- WHAT THIS TASK INVOLVES:
Scan the records below for the line with "Reproduce this chart with Altair." and the line with "err_high_top = [1285, 1572]", and retype that range exactly, both ends included, pictures excepted.

- RAW RECORDS:
+---+

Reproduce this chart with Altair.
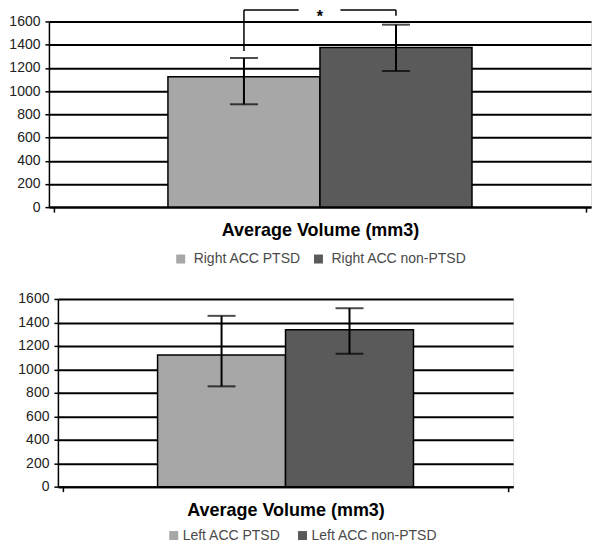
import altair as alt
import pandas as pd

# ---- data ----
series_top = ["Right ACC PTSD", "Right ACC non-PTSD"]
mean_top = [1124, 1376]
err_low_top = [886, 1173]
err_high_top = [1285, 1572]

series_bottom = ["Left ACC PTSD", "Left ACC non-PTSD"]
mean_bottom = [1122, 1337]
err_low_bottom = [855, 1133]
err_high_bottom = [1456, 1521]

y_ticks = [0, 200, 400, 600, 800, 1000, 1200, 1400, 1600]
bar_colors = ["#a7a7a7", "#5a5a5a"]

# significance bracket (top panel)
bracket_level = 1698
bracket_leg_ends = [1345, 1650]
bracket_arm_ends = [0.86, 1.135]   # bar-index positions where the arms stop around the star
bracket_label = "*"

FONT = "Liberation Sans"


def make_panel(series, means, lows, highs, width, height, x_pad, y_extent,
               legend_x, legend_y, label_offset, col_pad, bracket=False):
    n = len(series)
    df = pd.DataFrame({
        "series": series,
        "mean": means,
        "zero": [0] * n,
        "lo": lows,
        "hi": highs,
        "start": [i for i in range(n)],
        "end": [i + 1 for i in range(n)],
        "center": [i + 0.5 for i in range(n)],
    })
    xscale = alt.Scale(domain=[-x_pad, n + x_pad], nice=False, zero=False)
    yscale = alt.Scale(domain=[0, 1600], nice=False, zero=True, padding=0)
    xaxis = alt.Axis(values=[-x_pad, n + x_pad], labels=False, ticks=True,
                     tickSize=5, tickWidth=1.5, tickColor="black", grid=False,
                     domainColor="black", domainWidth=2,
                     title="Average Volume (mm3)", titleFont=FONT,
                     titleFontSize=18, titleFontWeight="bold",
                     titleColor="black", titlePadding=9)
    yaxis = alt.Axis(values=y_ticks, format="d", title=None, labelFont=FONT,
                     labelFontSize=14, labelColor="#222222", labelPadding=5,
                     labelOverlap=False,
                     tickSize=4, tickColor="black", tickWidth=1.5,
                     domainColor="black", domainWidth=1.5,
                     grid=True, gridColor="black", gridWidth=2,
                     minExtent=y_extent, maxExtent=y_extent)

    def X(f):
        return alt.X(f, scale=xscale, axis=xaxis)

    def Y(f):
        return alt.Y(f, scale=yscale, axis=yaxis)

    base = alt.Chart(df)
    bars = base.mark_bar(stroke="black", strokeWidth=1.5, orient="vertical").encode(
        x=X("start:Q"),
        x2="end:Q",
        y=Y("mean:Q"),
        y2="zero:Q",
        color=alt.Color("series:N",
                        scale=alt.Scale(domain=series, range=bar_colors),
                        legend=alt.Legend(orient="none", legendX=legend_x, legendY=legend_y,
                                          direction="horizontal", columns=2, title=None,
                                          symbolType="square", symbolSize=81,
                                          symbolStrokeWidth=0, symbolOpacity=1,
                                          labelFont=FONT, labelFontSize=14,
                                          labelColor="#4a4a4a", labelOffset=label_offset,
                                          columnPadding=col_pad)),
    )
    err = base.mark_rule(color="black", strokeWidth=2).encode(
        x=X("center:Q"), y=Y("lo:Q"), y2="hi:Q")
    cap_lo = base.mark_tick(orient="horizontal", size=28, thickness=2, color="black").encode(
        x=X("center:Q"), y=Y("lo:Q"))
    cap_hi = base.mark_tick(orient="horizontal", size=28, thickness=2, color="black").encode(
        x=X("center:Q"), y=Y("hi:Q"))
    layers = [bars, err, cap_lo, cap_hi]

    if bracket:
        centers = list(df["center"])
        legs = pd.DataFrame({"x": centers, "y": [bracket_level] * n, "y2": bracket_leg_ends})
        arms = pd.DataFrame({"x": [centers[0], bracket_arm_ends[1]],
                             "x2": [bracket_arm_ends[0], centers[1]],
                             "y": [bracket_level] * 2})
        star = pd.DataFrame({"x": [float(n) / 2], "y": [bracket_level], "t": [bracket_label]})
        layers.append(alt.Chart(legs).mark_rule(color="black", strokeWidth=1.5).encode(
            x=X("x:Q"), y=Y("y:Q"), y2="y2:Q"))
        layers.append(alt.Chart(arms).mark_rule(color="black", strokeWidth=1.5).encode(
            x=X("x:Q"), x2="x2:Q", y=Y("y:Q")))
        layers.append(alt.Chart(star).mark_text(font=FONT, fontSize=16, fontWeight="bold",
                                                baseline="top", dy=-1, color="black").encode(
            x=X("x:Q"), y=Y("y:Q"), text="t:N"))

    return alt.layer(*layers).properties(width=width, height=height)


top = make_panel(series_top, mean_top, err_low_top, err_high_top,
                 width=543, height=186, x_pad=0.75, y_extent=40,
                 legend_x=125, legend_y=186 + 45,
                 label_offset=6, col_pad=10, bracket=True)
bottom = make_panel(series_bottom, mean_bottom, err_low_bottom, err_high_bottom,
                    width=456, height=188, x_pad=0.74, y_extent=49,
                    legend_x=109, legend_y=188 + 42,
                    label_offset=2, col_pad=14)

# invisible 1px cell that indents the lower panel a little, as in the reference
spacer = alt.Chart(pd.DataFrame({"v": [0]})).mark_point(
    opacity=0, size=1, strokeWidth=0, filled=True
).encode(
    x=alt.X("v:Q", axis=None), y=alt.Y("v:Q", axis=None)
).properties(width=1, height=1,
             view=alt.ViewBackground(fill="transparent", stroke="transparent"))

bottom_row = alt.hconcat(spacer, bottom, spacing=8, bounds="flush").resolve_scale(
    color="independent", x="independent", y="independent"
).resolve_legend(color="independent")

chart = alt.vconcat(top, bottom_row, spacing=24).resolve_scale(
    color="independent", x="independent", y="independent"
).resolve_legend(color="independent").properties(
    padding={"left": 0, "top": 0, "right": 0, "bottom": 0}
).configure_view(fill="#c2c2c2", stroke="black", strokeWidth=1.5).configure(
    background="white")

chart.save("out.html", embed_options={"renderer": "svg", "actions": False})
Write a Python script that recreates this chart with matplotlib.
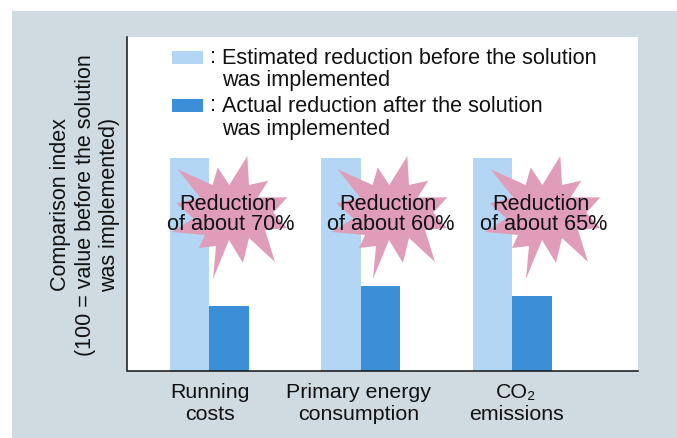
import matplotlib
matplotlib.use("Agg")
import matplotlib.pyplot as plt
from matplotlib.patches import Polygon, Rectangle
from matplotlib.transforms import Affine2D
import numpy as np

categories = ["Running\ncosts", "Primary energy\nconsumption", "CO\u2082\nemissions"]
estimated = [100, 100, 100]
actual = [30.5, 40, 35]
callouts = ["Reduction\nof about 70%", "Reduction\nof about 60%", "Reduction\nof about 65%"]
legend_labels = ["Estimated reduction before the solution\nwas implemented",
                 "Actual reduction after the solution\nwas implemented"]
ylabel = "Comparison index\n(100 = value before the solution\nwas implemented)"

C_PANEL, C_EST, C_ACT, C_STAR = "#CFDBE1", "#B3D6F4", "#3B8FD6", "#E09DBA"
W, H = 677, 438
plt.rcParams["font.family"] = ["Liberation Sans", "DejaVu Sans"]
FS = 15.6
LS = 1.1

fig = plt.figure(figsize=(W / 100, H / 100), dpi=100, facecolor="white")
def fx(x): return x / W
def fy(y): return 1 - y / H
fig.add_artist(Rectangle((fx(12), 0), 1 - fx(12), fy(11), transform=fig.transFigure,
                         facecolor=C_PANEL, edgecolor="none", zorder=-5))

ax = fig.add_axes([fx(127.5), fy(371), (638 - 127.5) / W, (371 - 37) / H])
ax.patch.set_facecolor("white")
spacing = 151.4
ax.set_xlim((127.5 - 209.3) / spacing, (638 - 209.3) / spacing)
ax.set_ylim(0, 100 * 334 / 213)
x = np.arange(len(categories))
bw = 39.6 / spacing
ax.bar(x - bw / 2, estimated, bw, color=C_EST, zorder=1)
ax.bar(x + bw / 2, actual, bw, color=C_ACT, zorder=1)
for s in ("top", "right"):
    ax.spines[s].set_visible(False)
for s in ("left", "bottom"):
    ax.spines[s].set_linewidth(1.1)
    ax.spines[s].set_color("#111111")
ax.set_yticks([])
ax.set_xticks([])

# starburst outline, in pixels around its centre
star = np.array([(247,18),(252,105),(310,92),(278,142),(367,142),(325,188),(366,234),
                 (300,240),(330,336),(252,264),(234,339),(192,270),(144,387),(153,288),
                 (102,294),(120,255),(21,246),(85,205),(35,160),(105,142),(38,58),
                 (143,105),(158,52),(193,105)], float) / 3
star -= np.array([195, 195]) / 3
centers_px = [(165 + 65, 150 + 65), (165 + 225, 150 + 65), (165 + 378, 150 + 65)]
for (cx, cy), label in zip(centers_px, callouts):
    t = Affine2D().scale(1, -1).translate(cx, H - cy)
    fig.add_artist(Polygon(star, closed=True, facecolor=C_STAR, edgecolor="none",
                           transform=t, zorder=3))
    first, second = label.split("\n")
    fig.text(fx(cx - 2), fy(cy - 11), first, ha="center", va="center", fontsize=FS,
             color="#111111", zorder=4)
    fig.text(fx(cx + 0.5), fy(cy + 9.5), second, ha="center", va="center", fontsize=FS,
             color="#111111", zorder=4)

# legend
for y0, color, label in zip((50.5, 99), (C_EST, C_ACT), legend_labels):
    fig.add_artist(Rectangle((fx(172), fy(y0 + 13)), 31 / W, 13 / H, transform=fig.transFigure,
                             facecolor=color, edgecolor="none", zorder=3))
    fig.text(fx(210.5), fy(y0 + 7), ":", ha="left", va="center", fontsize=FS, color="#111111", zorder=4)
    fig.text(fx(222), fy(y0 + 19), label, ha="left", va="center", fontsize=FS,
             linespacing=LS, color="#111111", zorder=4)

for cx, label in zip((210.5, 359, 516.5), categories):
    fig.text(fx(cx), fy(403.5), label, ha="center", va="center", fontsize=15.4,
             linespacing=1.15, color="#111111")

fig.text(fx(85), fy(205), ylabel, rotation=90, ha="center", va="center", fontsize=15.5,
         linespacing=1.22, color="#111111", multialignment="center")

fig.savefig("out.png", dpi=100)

+---+

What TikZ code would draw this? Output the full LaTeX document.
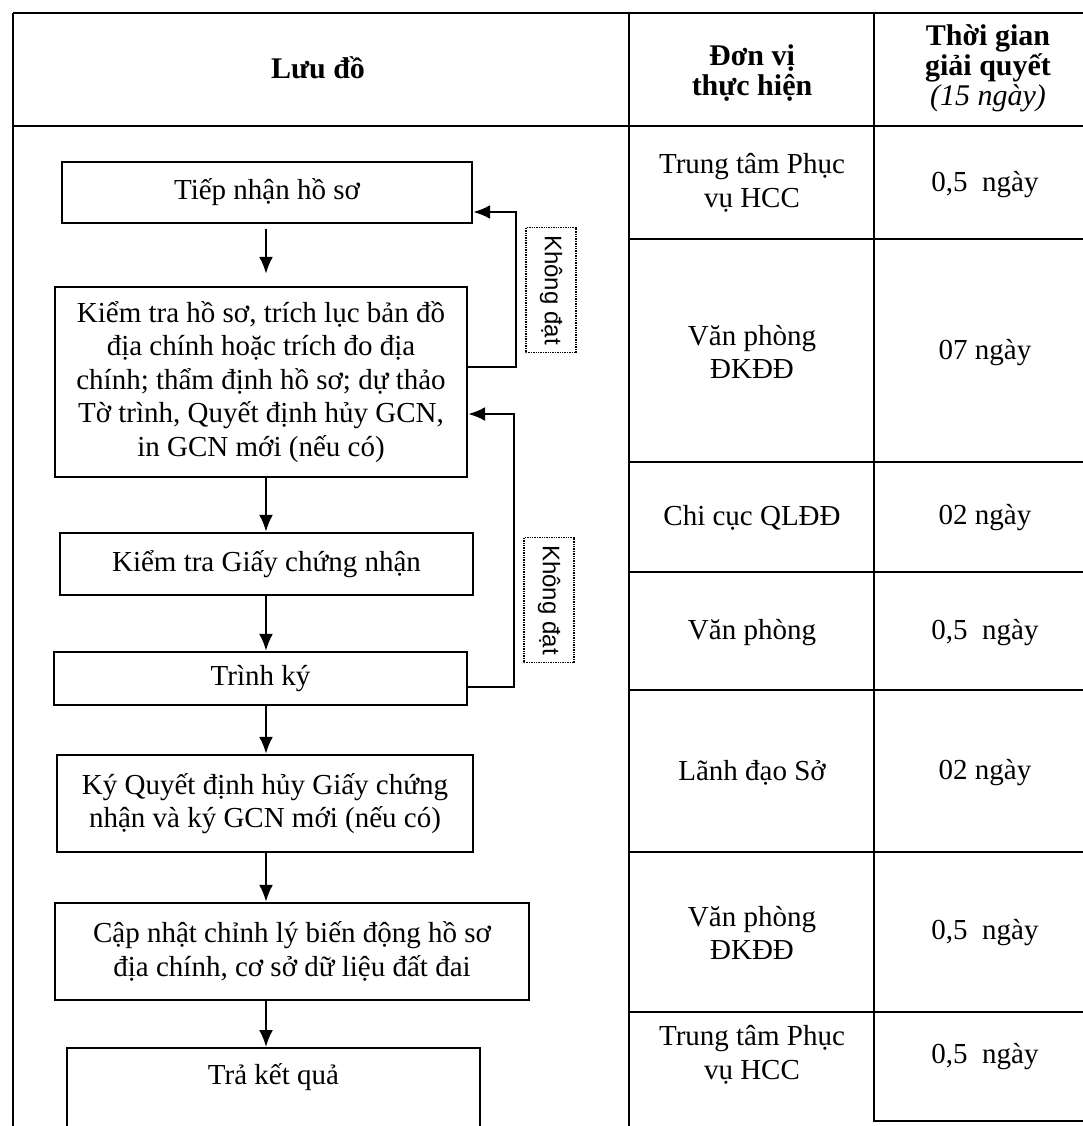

+---+

- RESPONSE BELOW:
Reproduce this chart with Altair.
import altair as alt
import pandas as pd

# ---- data ----
series_top = ["Right ACC PTSD", "Right ACC non-PTSD"]
mean_top = [1124, 1376]
err_low_top = [886, 1173]
err_high_top = [1285, 1572]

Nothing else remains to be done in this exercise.